SUPPLIED MATERIAL:
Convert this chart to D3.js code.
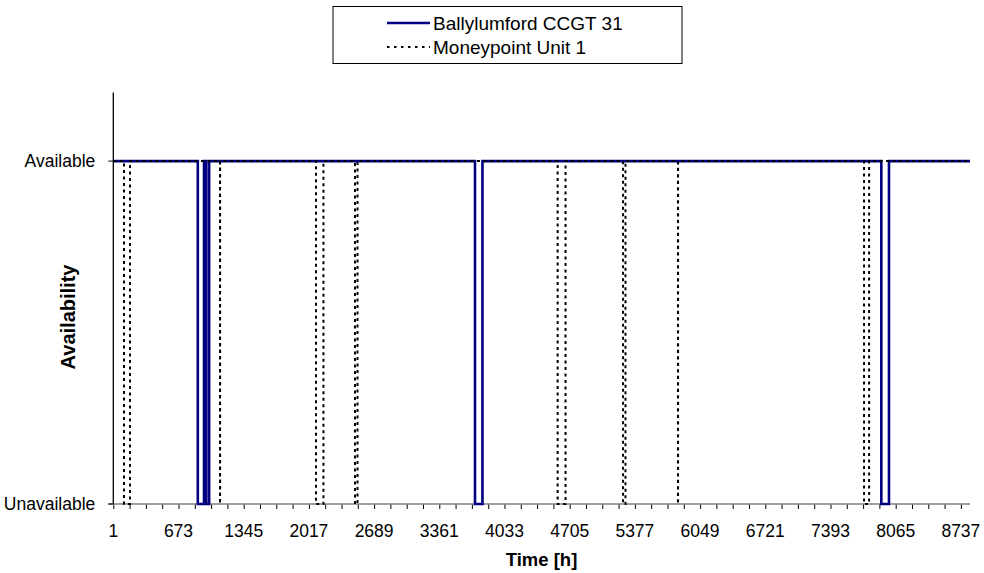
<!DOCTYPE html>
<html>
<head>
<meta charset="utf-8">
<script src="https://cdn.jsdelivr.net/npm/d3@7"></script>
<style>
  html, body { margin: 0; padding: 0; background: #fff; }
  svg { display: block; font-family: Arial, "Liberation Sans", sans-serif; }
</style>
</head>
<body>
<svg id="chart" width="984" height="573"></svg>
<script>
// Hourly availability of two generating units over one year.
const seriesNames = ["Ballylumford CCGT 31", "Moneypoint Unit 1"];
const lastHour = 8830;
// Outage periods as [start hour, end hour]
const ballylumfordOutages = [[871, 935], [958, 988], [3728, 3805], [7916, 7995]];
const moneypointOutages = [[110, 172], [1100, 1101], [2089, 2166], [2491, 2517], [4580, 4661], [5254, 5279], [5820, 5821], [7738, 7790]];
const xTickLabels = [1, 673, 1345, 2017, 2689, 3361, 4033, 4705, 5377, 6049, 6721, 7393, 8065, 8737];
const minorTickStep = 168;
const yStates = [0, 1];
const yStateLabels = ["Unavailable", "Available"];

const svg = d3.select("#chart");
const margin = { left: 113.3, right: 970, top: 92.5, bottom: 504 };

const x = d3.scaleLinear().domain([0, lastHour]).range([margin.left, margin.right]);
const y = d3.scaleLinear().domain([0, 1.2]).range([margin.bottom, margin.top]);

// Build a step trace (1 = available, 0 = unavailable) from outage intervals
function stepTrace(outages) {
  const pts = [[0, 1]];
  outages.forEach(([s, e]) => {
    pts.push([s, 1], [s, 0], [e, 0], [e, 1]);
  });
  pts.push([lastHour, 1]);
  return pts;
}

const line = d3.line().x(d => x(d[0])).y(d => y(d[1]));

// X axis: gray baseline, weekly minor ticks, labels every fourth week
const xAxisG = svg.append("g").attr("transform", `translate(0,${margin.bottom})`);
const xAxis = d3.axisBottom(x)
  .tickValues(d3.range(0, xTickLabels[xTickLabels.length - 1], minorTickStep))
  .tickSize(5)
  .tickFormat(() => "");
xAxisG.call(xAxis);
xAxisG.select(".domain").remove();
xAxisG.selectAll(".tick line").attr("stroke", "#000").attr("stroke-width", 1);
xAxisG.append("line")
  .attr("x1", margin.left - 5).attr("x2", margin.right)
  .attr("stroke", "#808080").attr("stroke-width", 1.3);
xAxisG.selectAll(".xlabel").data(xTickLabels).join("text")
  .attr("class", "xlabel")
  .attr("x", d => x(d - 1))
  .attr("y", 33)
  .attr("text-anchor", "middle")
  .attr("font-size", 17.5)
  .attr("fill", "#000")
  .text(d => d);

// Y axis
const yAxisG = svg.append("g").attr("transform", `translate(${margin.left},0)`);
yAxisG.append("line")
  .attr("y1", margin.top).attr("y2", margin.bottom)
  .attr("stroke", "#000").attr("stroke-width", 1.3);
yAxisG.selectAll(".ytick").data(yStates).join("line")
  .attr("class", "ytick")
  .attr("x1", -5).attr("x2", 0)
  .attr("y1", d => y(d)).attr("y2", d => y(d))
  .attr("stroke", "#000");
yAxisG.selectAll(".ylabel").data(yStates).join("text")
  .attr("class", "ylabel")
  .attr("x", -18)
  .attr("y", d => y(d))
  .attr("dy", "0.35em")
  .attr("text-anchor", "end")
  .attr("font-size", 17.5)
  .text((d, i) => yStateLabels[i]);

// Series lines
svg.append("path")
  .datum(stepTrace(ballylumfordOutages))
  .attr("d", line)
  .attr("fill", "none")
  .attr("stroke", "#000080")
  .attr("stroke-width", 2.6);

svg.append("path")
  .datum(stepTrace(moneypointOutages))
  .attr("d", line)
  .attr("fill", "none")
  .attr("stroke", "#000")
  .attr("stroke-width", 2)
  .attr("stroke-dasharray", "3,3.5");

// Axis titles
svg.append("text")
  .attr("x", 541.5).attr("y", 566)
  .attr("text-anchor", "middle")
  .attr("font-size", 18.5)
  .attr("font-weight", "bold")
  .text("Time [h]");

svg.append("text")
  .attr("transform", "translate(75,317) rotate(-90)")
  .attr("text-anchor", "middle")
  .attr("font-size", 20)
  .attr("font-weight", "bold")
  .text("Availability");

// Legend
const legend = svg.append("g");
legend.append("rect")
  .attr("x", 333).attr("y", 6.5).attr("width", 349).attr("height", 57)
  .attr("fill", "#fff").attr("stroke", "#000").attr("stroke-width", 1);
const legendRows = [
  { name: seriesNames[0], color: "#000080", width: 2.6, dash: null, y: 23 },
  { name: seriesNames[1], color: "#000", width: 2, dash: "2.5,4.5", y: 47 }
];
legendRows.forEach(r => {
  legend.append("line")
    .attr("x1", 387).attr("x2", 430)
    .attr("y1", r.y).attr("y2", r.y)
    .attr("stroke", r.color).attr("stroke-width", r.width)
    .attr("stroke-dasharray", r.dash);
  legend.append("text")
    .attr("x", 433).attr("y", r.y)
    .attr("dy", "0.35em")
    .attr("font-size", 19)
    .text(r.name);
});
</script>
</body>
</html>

REQUEST: Leave out the pictures and output the rest of the material exactly as written.

OUTPUT:
Convert this chart to D3.js code.
<!DOCTYPE html>
<html>
<head>
<meta charset="utf-8">
<script src="https://cdn.jsdelivr.net/npm/d3@7"></script>
<style>
  html, body { margin: 0; padding: 0; background: #fff; }
  svg { display: block; font-family: Arial, "Liberation Sans", sans-serif; }
</style>
</head>
<body>
<svg id="chart" width="984" height="573"></svg>
<script>
// Hourly availability of two generating units over one year.
const seriesNames = ["Ballylumford CCGT 31", "Moneypoint Unit 1"];
const lastHour = 8830;
// Outage periods as [start hour, end hour]
const ballylumfordOutages = [[871, 935], [958, 988], [3728, 3805], [7916, 7995]];
const moneypointOutages = [[110, 172], [1100, 1101], [2089, 2166], [2491, 2517], [4580, 4661], [5254, 5279], [5820, 5821], [7738, 7790]];
const xTickLabels = [1, 673, 1345, 2017, 2689, 3361, 4033, 4705, 5377, 6049, 6721, 7393, 8065, 8737];
const minorTickStep = 168;
const yStates = [0, 1];
const yStateLabels = ["Unavailable", "Available"];

const svg = d3.select("#chart");
const margin = { left: 113.3, right: 970, top: 92.5, bottom: 504 };

const x = d3.scaleLinear().domain([0, lastHour]).range([margin.left, margin.right]);
const y = d3.scaleLinear().domain([0, 1.2]).range([margin.bottom, margin.top]);

// Build a step trace (1 = available, 0 = unavailable) from outage intervals
function stepTrace(outages) {
  const pts = [[0, 1]];
  outages.forEach(([s, e]) => {
    pts.push([s, 1], [s, 0], [e, 0], [e, 1]);
  });
  pts.push([lastHour, 1]);
  return pts;
}

const line = d3.line().x(d => x(d[0])).y(d => y(d[1]));

// X axis: gray baseline, weekly minor ticks, labels every fourth week
const xAxisG = svg.append("g").attr("transform", `translate(0,${margin.bottom})`);
const xAxis = d3.axisBottom(x)
  .tickValues(d3.range(0, xTickLabels[xTickLabels.length - 1], minorTickStep))
  .tickSize(5)
  .tickFormat(() => "");
xAxisG.call(xAxis);
xAxisG.select(".domain").remove();
xAxisG.selectAll(".tick line").attr("stroke", "#000").attr("stroke-width", 1);
xAxisG.append("line")
  .attr("x1", margin.left - 5).attr("x2", margin.right)
  .attr("stroke", "#808080").attr("stroke-width", 1.3);
xAxisG.selectAll(".xlabel").data(xTickLabels).join("text")
  .attr("class", "xlabel")
  .attr("x", d => x(d - 1))
  .attr("y", 33)
  .attr("text-anchor", "middle")
  .attr("font-size", 17.5)
  .attr("fill", "#000")
  .text(d => d);

// Y axis
const yAxisG = svg.append("g").attr("transform", `translate(${margin.left},0)`);
yAxisG.append("line")
  .attr("y1", margin.top).attr("y2", margin.bottom)
  .attr("stroke", "#000").attr("stroke-width", 1.3);
yAxisG.selectAll(".ytick").data(yStates).join("line")
  .attr("class", "ytick")
  .attr("x1", -5).attr("x2", 0)
  .attr("y1", d => y(d)).attr("y2", d => y(d))
  .attr("stroke", "#000");
yAxisG.selectAll(".ylabel").data(yStates).join("text")
  .attr("class", "ylabel")
  .attr("x", -18)
  .attr("y", d => y(d))
  .attr("dy", "0.35em")
  .attr("text-anchor", "end")
  .attr("font-size", 17.5)
  .text((d, i) => yStateLabels[i]);

// Series lines
svg.append("path")
  .datum(stepTrace(ballylumfordOutages))
  .attr("d", line)
  .attr("fill", "none")
  .attr("stroke", "#000080")
  .attr("stroke-width", 2.6);

svg.append("path")
  .datum(stepTrace(moneypointOutages))
  .attr("d", line)
  .attr("fill", "none")
  .attr("stroke", "#000")
  .attr("stroke-width", 2)
  .attr("stroke-dasharray", "3,3.5");

// Axis titles
svg.append("text")
  .attr("x", 541.5).attr("y", 566)
  .attr("text-anchor", "middle")
  .attr("font-size", 18.5)
  .attr("font-weight", "bold")
  .text("Time [h]");

svg.append("text")
  .attr("transform", "translate(75,317) rotate(-90)")
  .attr("text-anchor", "middle")
  .attr("font-size", 20)
  .attr("font-weight", "bold")
  .text("Availability");

// Legend
const legend = svg.append("g");
legend.append("rect")
  .attr("x", 333).attr("y", 6.5).attr("width", 349).attr("height", 57)
  .attr("fill", "#fff").attr("stroke", "#000").attr("stroke-width", 1);
const legendRows = [
  { name: seriesNames[0], color: "#000080", width: 2.6, dash: null, y: 23 },
  { name: seriesNames[1], color: "#000", width: 2, dash: "2.5,4.5", y: 47 }
];
legendRows.forEach(r => {
  legend.append("line")
    .attr("x1", 387).attr("x2", 430)
    .attr("y1", r.y).attr("y2", r.y)
    .attr("stroke", r.color).attr("stroke-width", r.width)
    .attr("stroke-dasharray", r.dash);
  legend.append("text")
    .attr("x", 433).attr("y", r.y)
    .attr("dy", "0.35em")
    .attr("font-size", 19)
    .text(r.name);
});
</script>
</body>
</html>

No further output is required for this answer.